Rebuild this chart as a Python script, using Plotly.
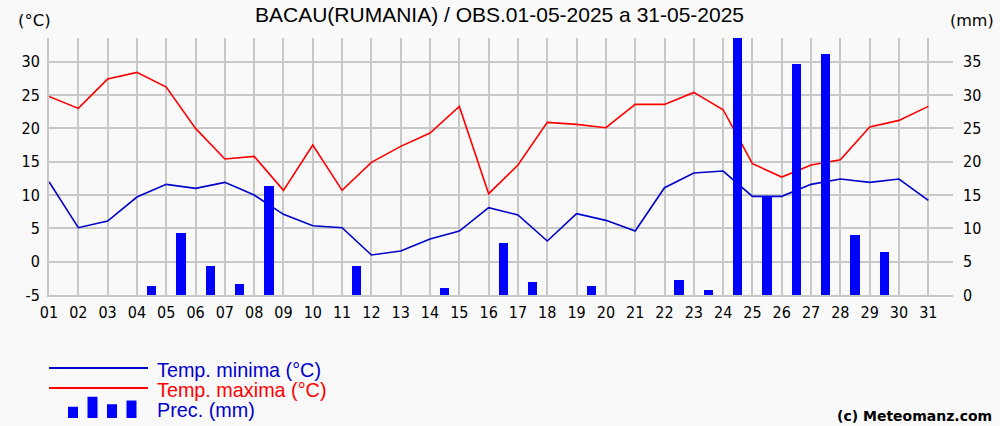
import plotly.graph_objects as go

# ---------------- data ----------------
days = list(range(1, 32))
day_labels = [f"{d:02d}" for d in days]

tmax = [24.8, 23.0, 27.4, 28.4, 26.2, 20.0, 15.4, 15.8, 10.7, 17.5,
        10.7, 14.9, 17.3, 19.3, 23.3, 10.2, 14.5, 20.9, 20.6, 20.1,
        23.6, 23.6, 25.4, 22.8, 14.7, 12.7, 14.5, 15.3, 20.2, 21.2, 23.3]

tmin = [12.0, 5.1, 6.1, 9.7, 11.6, 11.0, 11.9, 10.0, 7.1, 5.4,
        5.1, 1.0, 1.6, 3.4, 4.6, 8.1, 7.0, 3.1, 7.2, 6.2,
        4.6, 11.1, 13.3, 13.6, 9.8, 9.8, 11.6, 12.4, 11.9, 12.4, 9.2]

# precipitation of each interval between day d and day d+1
prec_days = list(range(1, 31))
prec = [0, 0, 0, 1.4, 9.3, 4.3, 1.7, 16.4, 0, 0,
        4.3, 0, 0, 1.1, 0, 7.8, 1.9, 0, 1.4, 0,
        0, 2.3, 0.8, 38.7, 14.8, 34.6, 36.1, 9.0, 6.4, 0]

left_ticks = [-5, 0, 5, 10, 15, 20, 25, 30]
left_labels = ["-5", "0", "5", "10", "15", "20", "25", "30"]
right_ticks = [0, 5, 10, 15, 20, 25, 30, 35]
right_labels = ["0", "5", "10", "15", "20", "25", "30", "35"]

title_text = "BACAU(RUMANIA) / OBS.01-05-2025 a 31-05-2025"
legend_labels = ["Temp. minima (°C)", "Temp. maxima (°C)", "Prec. (mm)"]
legend_bar_heights = [0.45, 0.85, 0.55, 0.7]

# ---------------- layout constants ----------------
W, H = 1000, 426
PL, PR, PT, PB = 49, 953, 38, 295   # plot area in pixels
BG = "#f9f9f9"
GRID = "#c8c8c8"
BLUE_LINE = "#0000cc"
BLUE_BAR = "#0000ff"
RED = "#ff0000"
TICKFONT = dict(family="DejaVu Sans Condensed, DejaVu Sans", size=16, color="#000000")


def px(x):
    return (x - PL) / (PR - PL)


def py(y):
    return (PB - y) / (PB - PT)


fig = go.Figure()

fig.add_trace(go.Scatter(x=days, y=tmax, mode="lines",
                         line=dict(color=RED, width=1.6), yaxis="y",
                         hoverinfo="skip"))
fig.add_trace(go.Scatter(x=days, y=tmin, mode="lines",
                         line=dict(color=BLUE_LINE, width=1.6), yaxis="y",
                         hoverinfo="skip"))
fig.add_trace(go.Bar(x=[d + 0.5 for d in prec_days], y=prec, width=0.32,
                     marker=dict(color=BLUE_BAR, line=dict(width=0)),
                     yaxis="y2", hoverinfo="skip"))

x_max = 31 + (PR - 928.3) / ((928.3 - PL) / 30)

fig.update_layout(
    width=W, height=H,
    margin=dict(l=PL, r=W - PR, t=PT, b=H - PB, pad=0),
    paper_bgcolor=BG, plot_bgcolor=BG,
    showlegend=False,
    bargap=0,
    xaxis=dict(range=[1, x_max], tickmode="array", tickvals=days,
               ticktext=day_labels, showgrid=True, gridcolor=GRID,
               gridwidth=2, zeroline=False, showline=True, linecolor=GRID,
               linewidth=2, ticks="", tickfont=TICKFONT,
               ticklabelstandoff=2, fixedrange=True),
    yaxis=dict(range=[-5, 33.56], tickmode="array", tickvals=left_ticks,
               ticktext=left_labels,
               showgrid=True, gridcolor=GRID, gridwidth=2, zeroline=False,
               showline=True, linecolor=GRID, linewidth=2, ticks="",
               tickfont=TICKFONT, ticklabelstandoff=4, fixedrange=True),
    yaxis2=dict(range=[0, 38.56], tickmode="array", tickvals=right_ticks,
                ticktext=right_labels,
                overlaying="y", side="right", showgrid=False, zeroline=False,
                showline=False, ticks="", tickfont=TICKFONT,
                ticklabelstandoff=9, fixedrange=True),
)

annotations = [
    dict(text=title_text, x=px(499), y=py(14), xref="paper", yref="paper",
         showarrow=False, xanchor="center", yanchor="middle",
         font=dict(family="Liberation Sans, Arial", size=21, color="#000000")),
    dict(text="(°C)", x=px(34.5), y=py(20), xref="paper", yref="paper",
         showarrow=False, xanchor="center", yanchor="middle",
         font=dict(family="DejaVu Sans", size=16.5, color="#000000")),
    dict(text="(mm)", x=px(972), y=py(20), xref="paper", yref="paper",
         showarrow=False, xanchor="center", yanchor="middle",
         font=dict(family="DejaVu Sans", size=16, color="#000000")),
    dict(text=legend_labels[0], x=px(155), y=py(370), xref="paper", yref="paper",
         showarrow=False, xanchor="left", yanchor="middle",
         font=dict(family="Liberation Sans, Arial", size=19.8, color=BLUE_LINE)),
    dict(text=legend_labels[1], x=px(155), y=py(390), xref="paper", yref="paper",
         showarrow=False, xanchor="left", yanchor="middle",
         font=dict(family="Liberation Sans, Arial", size=19.8, color=RED)),
    dict(text=legend_labels[2], x=px(155), y=py(410), xref="paper", yref="paper",
         showarrow=False, xanchor="left", yanchor="middle",
         font=dict(family="Liberation Sans, Arial", size=19.8, color=BLUE_LINE)),
    dict(text="<b>(c) Meteomanz.com</b>", x=px(994), y=py(416), xref="paper",
         yref="paper", showarrow=False, xanchor="right", yanchor="middle",
         font=dict(family="DejaVu Sans", size=14, color="#000000")),
]

shapes = [
    dict(type="line", xref="paper", yref="paper", x0=px(49), x1=px(148),
         y0=py(368), y1=py(368), line=dict(color=BLUE_LINE, width=2)),
    dict(type="line", xref="paper", yref="paper", x0=px(49), x1=px(148),
         y0=py(388), y1=py(388), line=dict(color=RED, width=2)),
]
for i, h in enumerate(legend_bar_heights):
    x0 = 68 + i * 19.5
    shapes.append(dict(type="rect", xref="paper", yref="paper",
                       x0=px(x0), x1=px(x0 + 10), y0=py(418),
                       y1=py(418 - 25 * h), fillcolor=BLUE_BAR,
                       line=dict(width=0)))

fig.update_layout(annotations=annotations, shapes=shapes)

fig.write_html("out.html",
               config={"displayModeBar": False},
               post_script="document.body.style.margin='0';"
                           "document.body.style.padding='0';"
                           "document.body.style.overflow='hidden';")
============================================================
**WORK REQUIRED**
Return each line from the material above exactly, but not the pictures.

**FINISHED EXERCISE**
Rebuild this chart as a Python script, using Plotly.
import plotly.graph_objects as go

# ---------------- data ----------------
days = list(range(1, 32))
day_labels = [f"{d:02d}" for d in days]

tmax = [24.8, 23.0, 27.4, 28.4, 26.2, 20.0, 15.4, 15.8, 10.7, 17.5,
        10.7, 14.9, 17.3, 19.3, 23.3, 10.2, 14.5, 20.9, 20.6, 20.1,
        23.6, 23.6, 25.4, 22.8, 14.7, 12.7, 14.5, 15.3, 20.2, 21.2, 23.3]

tmin = [12.0, 5.1, 6.1, 9.7, 11.6, 11.0, 11.9, 10.0, 7.1, 5.4,
        5.1, 1.0, 1.6, 3.4, 4.6, 8.1, 7.0, 3.1, 7.2, 6.2,
        4.6, 11.1, 13.3, 13.6, 9.8, 9.8, 11.6, 12.4, 11.9, 12.4, 9.2]

# precipitation of each interval between day d and day d+1
prec_days = list(range(1, 31))
prec = [0, 0, 0, 1.4, 9.3, 4.3, 1.7, 16.4, 0, 0,
        4.3, 0, 0, 1.1, 0, 7.8, 1.9, 0, 1.4, 0,
        0, 2.3, 0.8, 38.7, 14.8, 34.6, 36.1, 9.0, 6.4, 0]

left_ticks = [-5, 0, 5, 10, 15, 20, 25, 30]
left_labels = ["-5", "0", "5", "10", "15", "20", "25", "30"]
right_ticks = [0, 5, 10, 15, 20, 25, 30, 35]
right_labels = ["0", "5", "10", "15", "20", "25", "30", "35"]

title_text = "BACAU(RUMANIA) / OBS.01-05-2025 a 31-05-2025"
legend_labels = ["Temp. minima (°C)", "Temp. maxima (°C)", "Prec. (mm)"]
legend_bar_heights = [0.45, 0.85, 0.55, 0.7]

# ---------------- layout constants ----------------
W, H = 1000, 426
PL, PR, PT, PB = 49, 953, 38, 295   # plot area in pixels
BG = "#f9f9f9"
GRID = "#c8c8c8"
BLUE_LINE = "#0000cc"
BLUE_BAR = "#0000ff"
RED = "#ff0000"
TICKFONT = dict(family="DejaVu Sans Condensed, DejaVu Sans", size=16, color="#000000")


def px(x):
    return (x - PL) / (PR - PL)


def py(y):
    return (PB - y) / (PB - PT)


fig = go.Figure()

fig.add_trace(go.Scatter(x=days, y=tmax, mode="lines",
                         line=dict(color=RED, width=1.6), yaxis="y",
                         hoverinfo="skip"))
fig.add_trace(go.Scatter(x=days, y=tmin, mode="lines",
                         line=dict(color=BLUE_LINE, width=1.6), yaxis="y",
                         hoverinfo="skip"))
fig.add_trace(go.Bar(x=[d + 0.5 for d in prec_days], y=prec, width=0.32,
                     marker=dict(color=BLUE_BAR, line=dict(width=0)),
                     yaxis="y2", hoverinfo="skip"))

x_max = 31 + (PR - 928.3) / ((928.3 - PL) / 30)

fig.update_layout(
    width=W, height=H,
    margin=dict(l=PL, r=W - PR, t=PT, b=H - PB, pad=0),
    paper_bgcolor=BG, plot_bgcolor=BG,
    showlegend=False,
    bargap=0,
    xaxis=dict(range=[1, x_max], tickmode="array", tickvals=days,
               ticktext=day_labels, showgrid=True, gridcolor=GRID,
               gridwidth=2, zeroline=False, showline=True, linecolor=GRID,
               linewidth=2, ticks="", tickfont=TICKFONT,
               ticklabelstandoff=2, fixedrange=True),
    yaxis=dict(range=[-5, 33.56], tickmode="array", tickvals=left_ticks,
               ticktext=left_labels,
               showgrid=True, gridcolor=GRID, gridwidth=2, zeroline=False,
               showline=True, linecolor=GRID, linewidth=2, ticks="",
               tickfont=TICKFONT, ticklabelstandoff=4, fixedrange=True),
    yaxis2=dict(range=[0, 38.56], tickmode="array", tickvals=right_ticks,
                ticktext=right_labels,
                overlaying="y", side="right", showgrid=False, zeroline=False,
                showline=False, ticks="", tickfont=TICKFONT,
                ticklabelstandoff=9, fixedrange=True),
)

annotations = [
    dict(text=title_text, x=px(499), y=py(14), xref="paper", yref="paper",
         showarrow=False, xanchor="center", yanchor="middle",
         font=dict(family="Liberation Sans, Arial", size=21, color="#000000")),
    dict(text="(°C)", x=px(34.5), y=py(20), xref="paper", yref="paper",
         showarrow=False, xanchor="center", yanchor="middle",
         font=dict(family="DejaVu Sans", size=16.5, color="#000000")),
    dict(text="(mm)", x=px(972), y=py(20), xref="paper", yref="paper",
         showarrow=False, xanchor="center", yanchor="middle",
         font=dict(family="DejaVu Sans", size=16, color="#000000")),
    dict(text=legend_labels[0], x=px(155), y=py(370), xref="paper", yref="paper",
         showarrow=False, xanchor="left", yanchor="middle",
         font=dict(family="Liberation Sans, Arial", size=19.8, color=BLUE_LINE)),
    dict(text=legend_labels[1], x=px(155), y=py(390), xref="paper", yref="paper",
         showarrow=False, xanchor="left", yanchor="middle",
         font=dict(family="Liberation Sans, Arial", size=19.8, color=RED)),
    dict(text=legend_labels[2], x=px(155), y=py(410), xref="paper", yref="paper",
         showarrow=False, xanchor="left", yanchor="middle",
         font=dict(family="Liberation Sans, Arial", size=19.8, color=BLUE_LINE)),
    dict(text="<b>(c) Meteomanz.com</b>", x=px(994), y=py(416), xref="paper",
         yref="paper", showarrow=False, xanchor="right", yanchor="middle",
         font=dict(family="DejaVu Sans", size=14, color="#000000")),
]

shapes = [
    dict(type="line", xref="paper", yref="paper", x0=px(49), x1=px(148),
         y0=py(368), y1=py(368), line=dict(color=BLUE_LINE, width=2)),
    dict(type="line", xref="paper", yref="paper", x0=px(49), x1=px(148),
         y0=py(388), y1=py(388), line=dict(color=RED, width=2)),
]
for i, h in enumerate(legend_bar_heights):
    x0 = 68 + i * 19.5
    shapes.append(dict(type="rect", xref="paper", yref="paper",
                       x0=px(x0), x1=px(x0 + 10), y0=py(418),
                       y1=py(418 - 25 * h), fillcolor=BLUE_BAR,
                       line=dict(width=0)))

fig.update_layout(annotations=annotations, shapes=shapes)

fig.write_html("out.html",
               config={"displayModeBar": False},
               post_script="document.body.style.margin='0';"
                           "document.body.style.padding='0';"
                           "document.body.style.overflow='hidden';")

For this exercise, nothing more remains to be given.